Esa misma noche tosió tanta sangre como había bebido en el Matadero durante los últimos ocho o nueve meses, e inició un llanto que habría de durar una semana entera. Esa misma noche la señora Remedios mandó aviso al doctor Cordón, que se instruía como miliciano unas manzanas más allá, en el convento de los salesianos que albergaba al Quinto Regimiento, y el joven biólogo acudió a tiempo para descubrir que se había cegado para Rosita todo cauce abierto para su curación por la magia y por la ciencia. La llevó en brazos, tosiendo sangre, al Hospital de San Carlos, buscó una cama para ella, la recomendó a una monja que oficiaba de enfermera, habló con un par de médicos catalanes de los que había mandado la Generalitat para auxiliar a la ciudad bombardeada, y aún se quedó un rato sentado en la cama junto a Rosita, contemplando absorto su perfil tan bello como líquido.

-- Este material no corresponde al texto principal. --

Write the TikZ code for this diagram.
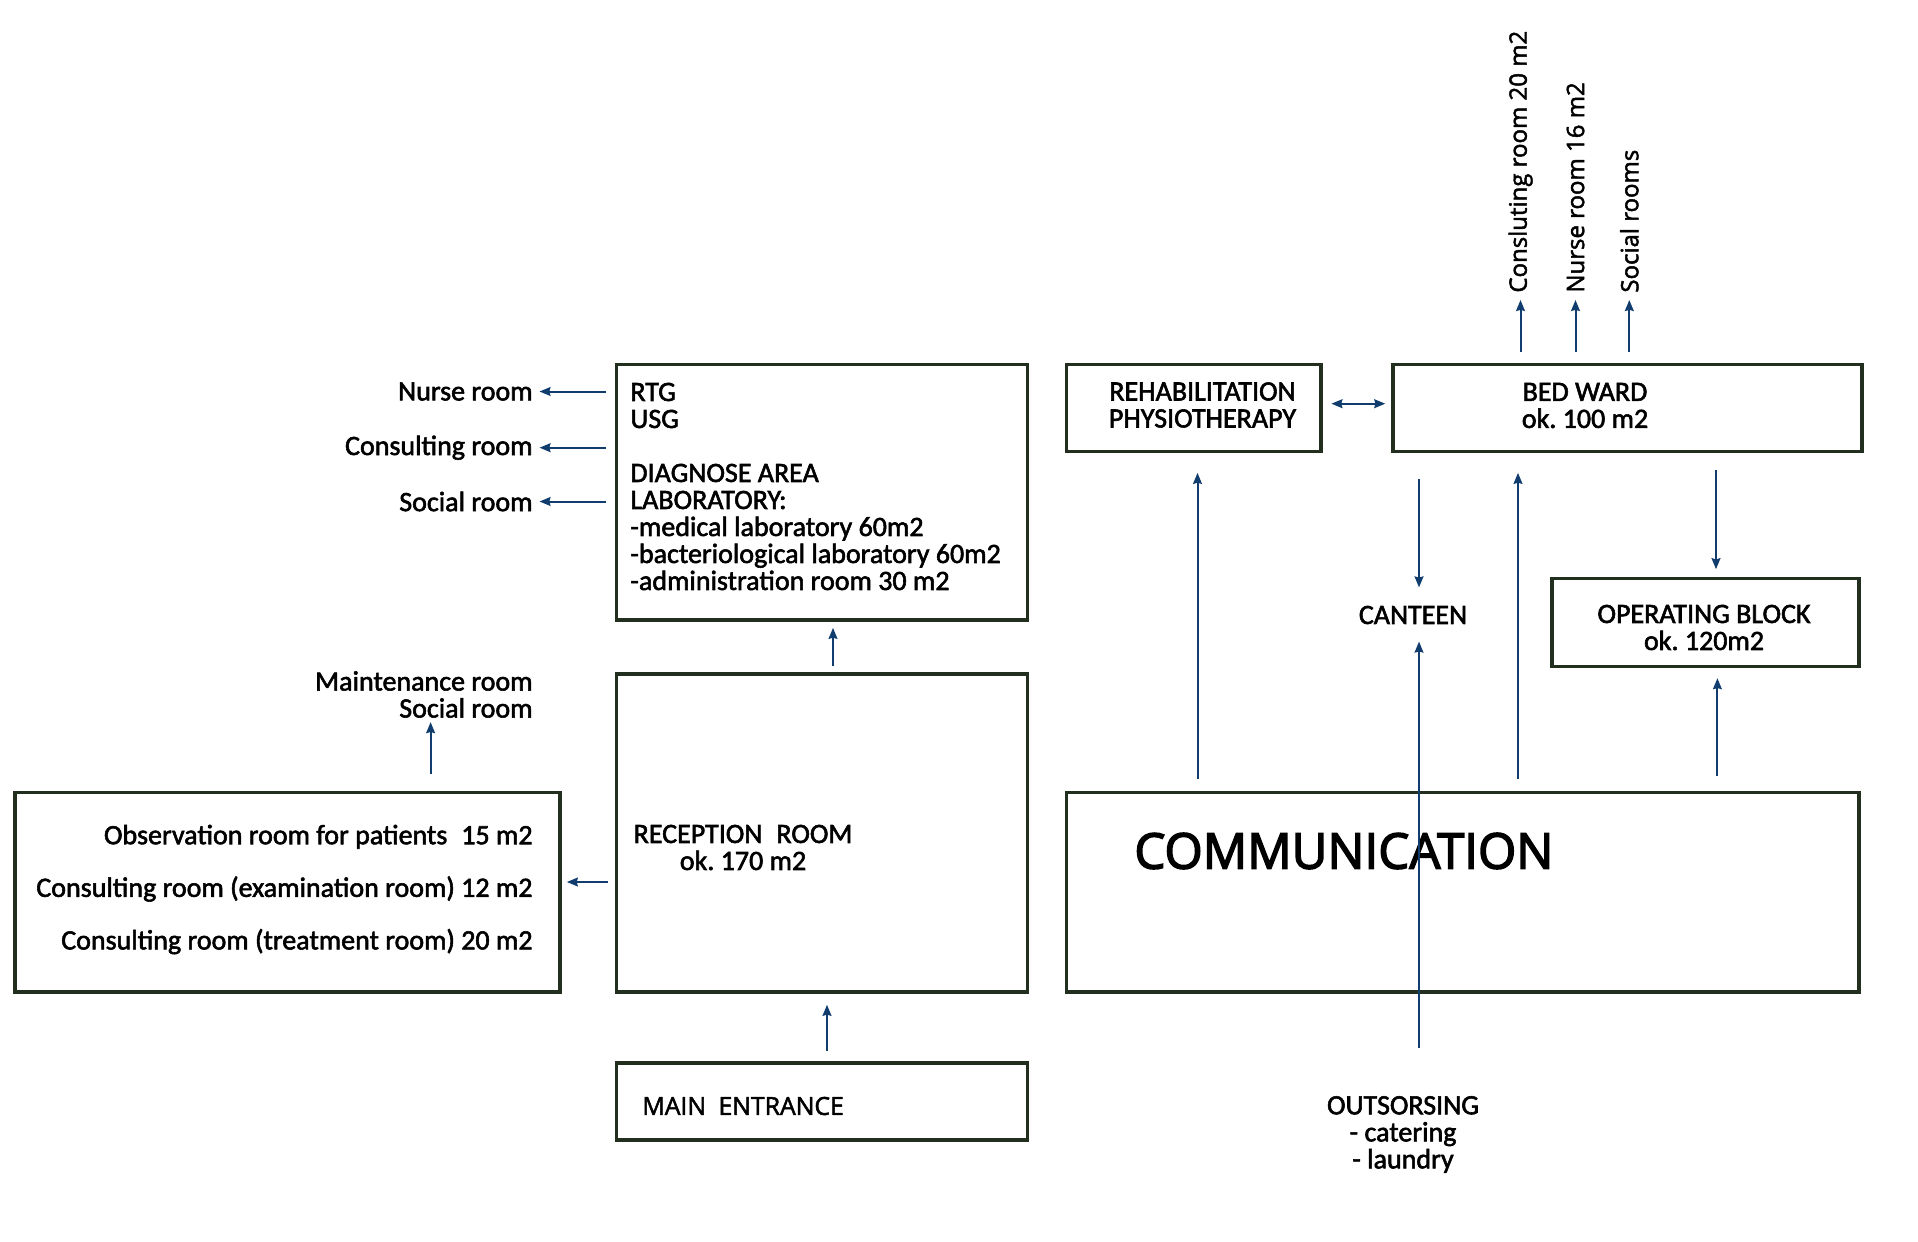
\documentclass[tikz,border=0pt]{standalone}
\usepackage{fontspec}
\setmainfont{Carlito}[FakeBold=2]
\newfontfamily\osans{Open Sans}[FakeBold=2]
\newfontfamily\osansb{Open Sans}[FakeBold=3]
\usetikzlibrary{arrows.meta,calc}
\definecolor{boxc}{RGB}{34,46,30}
\definecolor{arrc}{RGB}{16,60,110}
\begin{document}
\begin{tikzpicture}[x=0.5pt,y=-0.5pt,
  box/.style={draw=boxc,line width=1.8pt,inner sep=0pt,align=center,font=\fontsize{14}{13.5}\selectfont},
  lbl/.style={inner sep=0pt,font=\fontsize{14}{13.5}\selectfont},
  olbl/.style={inner sep=0pt,font=\osans\fontsize{12}{14}\selectfont},
  tipa/.tip={Stealth[length=5.5pt,width=4.4pt,inset=0.6pt]},
  arr/.style={draw=arrc,line width=1pt,-tipa},
  ]
\fill[white] (0,0) rectangle (1918,1242);
\useasboundingbox (0,0) rectangle (1918,1242);

% boxes
\node[box,minimum width=205.5pt,minimum height=127.75pt] (diag) at (822,492.3) {};
\node[lbl,anchor=west,align=left] (diagt) at (630,486.5) {RTG\\USG\\[13.5pt]DIAGNOSE AREA\\LABORATORY:\\-medical laboratory 60m2\\-bacteriological laboratory 60m2\\-administration room 30 m2};
\node[box,minimum width=205.5pt,minimum height=159pt] (recep) at (822,833) {};
\node[lbl,align=center] (recept) at (743,847.5) {RECEPTION\hspace{0.5em}ROOM\\ok.\ 170 m2};
\node[box,minimum width=205.5pt,minimum height=38.5pt] (main) at (822,1101.5) {};
\node[olbl,anchor=west,font=\osans\fontsize{12.4}{14}\selectfont] (maint) at (642,1106) {MAIN\hspace{0.5em}ENTRANCE};
\node[box,minimum width=272.65pt,minimum height=99.7pt] (obs) at (287.4,892.3) {};
\node[lbl,anchor=east,align=right,font=\fontsize{14}{26.3}\selectfont] (obst) at (533,889.5) {Observation room for patients\hspace{0.5em}15 m2\\Consulting room (examination room) 12 m2\\Consulting room (treatment room) 20 m2};
\node[box,minimum width=127.2pt,minimum height=43.45pt] (rehab) at (1193.8,408) {};
\node[lbl,align=center] (rehabt) at (1202.5,405) {REHABILITATION\\PHYSIOTHERAPY};
\node[box,minimum width=234.35pt,minimum height=43.45pt] (bed) at (1627.4,408) {};
\node[lbl,align=center] (bedt) at (1585,405.5) {BED WARD\\ok.\ 100 m2};
\node[box,minimum width=153.5pt,minimum height=44pt] (oper) at (1705.5,622.6) {};
\node[lbl,align=center] (opert) at (1704,627.5) {OPERATING BLOCK\\ok.\ 120m2};
\node[box,minimum width=396.2pt,minimum height=99.7pt] (comm) at (1462.8,892.3) {};
\node[inner sep=0pt,anchor=west,font=\osansb\fontsize{24.6}{28}\selectfont] (commt) at (1134,851) {COMMUNICATION};

% free labels
\node[lbl] (cant) at (1413,615) {CANTEEN};
\node[lbl,align=center] (outs) at (1403,1134.5) {OUTSORSING\\- catering\\- laundry};
\node[lbl,anchor=east] (nurse) at (533,391.5) {Nurse room};
\node[lbl,anchor=east] (cons) at (533,447.7) {Consulting room};
\node[lbl,anchor=east] (soc) at (533,501.5) {Social room};
\node[lbl,anchor=east,align=right] (maintl) at (533,694.5) {Maintenance room\\Social room};
\node[olbl,anchor=west,rotate=90] (r1) at (1520.5,293) {Consluting room 20 m2};
\node[olbl,anchor=west,rotate=90] (r2) at (1575.5,293) {Nurse room 16 m2};
\node[olbl,anchor=west,rotate=90] (r3) at (1629.3,293) {Social rooms};

% coordinates for connector positions
\coordinate (x1) at (833,0);
\coordinate (y1) at (0,882);
\coordinate (x2) at (430.6,0);
\coordinate (x3) at (827,0);
\coordinate (y2) at (0,403.7);
\coordinate (x4) at (1197.5,0);
\coordinate (x5) at (1419,0);
\coordinate (x6) at (1518,0);
\coordinate (x7) at (1716,0);
\coordinate (x8) at (1717.4,0);

% connectors
\draw[arr,shorten <=4.25pt,shorten >=3.25pt] (diag.west |- nurse.east) -- (nurse.east);
\draw[arr,shorten <=4.25pt,shorten >=3.25pt] (diag.west |- cons.east) -- (cons.east);
\draw[arr,shorten <=4.25pt,shorten >=3.25pt] (diag.west |- soc.east) -- (soc.east);
\draw[arr,shorten <=3pt,shorten >=3pt] (x1 |- recep.north) -- (x1 |- diag.south);
\draw[arr,shorten <=3.25pt,shorten >=2.5pt] (recep.west |- y1) -- (obs.east |- y1);
\draw[arr,shorten <=8.5pt,shorten >=2pt] (x2 |- obs.north) -- (x2 |- maintl.south);
\draw[arr,shorten <=5pt,shorten >=5.5pt] (x3 |- main.north) -- (x3 |- recep.south);
\draw[arr,tipa-tipa,shorten <=4.3pt,shorten >=3pt] (rehab.east |- y2) -- (bed.west |- y2);
\draw[arr,shorten <=5.5pt,shorten >=3.5pt] (r1.west |- bed.north) -- (r1.west);
\draw[arr,shorten <=5.5pt,shorten >=3.5pt] (r2.west |- bed.north) -- (r2.west);
\draw[arr,shorten <=5.5pt,shorten >=3.5pt] (r3.west |- bed.north) -- (r3.west);
\draw[arr,shorten <=6pt,shorten >=9.8pt] (x4 |- comm.north) -- (x4 |- rehab.south);
\draw[arr,shorten <=12.8pt,shorten >=9pt] (x5 |- bed.south) -- (x5 |- cant.north);
\draw[arr,shorten <=23.75pt,shorten >=8.5pt] (x5 |- outs.north) -- (x5 |- cant.south);
\draw[arr,shorten <=6pt,shorten >=9.8pt] (x6 |- comm.north) -- (x6 |- bed.south);
\draw[arr,shorten <=8.5pt,shorten >=3.8pt] (x7 |- bed.south) -- (x7 |- oper.north);
\draw[arr,shorten <=7.3pt,shorten >=4.9pt] (x8 |- comm.north) -- (x8 |- oper.south);
\end{tikzpicture}
\end{document}
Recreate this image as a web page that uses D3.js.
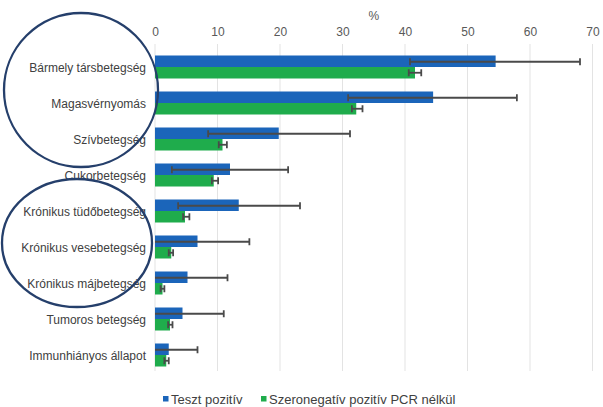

Concebidas para calcinarlo todo, las bombas incendiarias que han arrojado los felones sobre el viejo caserón de la calle de Atocha no han logrado borrar la faz del amor desleído en llanto sobre la almohada. Ese cadáver no ha parado de llorar durante una semana, sus ojos de bebedora de sangre enamorada han empapado la almohada de tal modo que ese rostro es la única cosa intacta que queda ya en el mundo.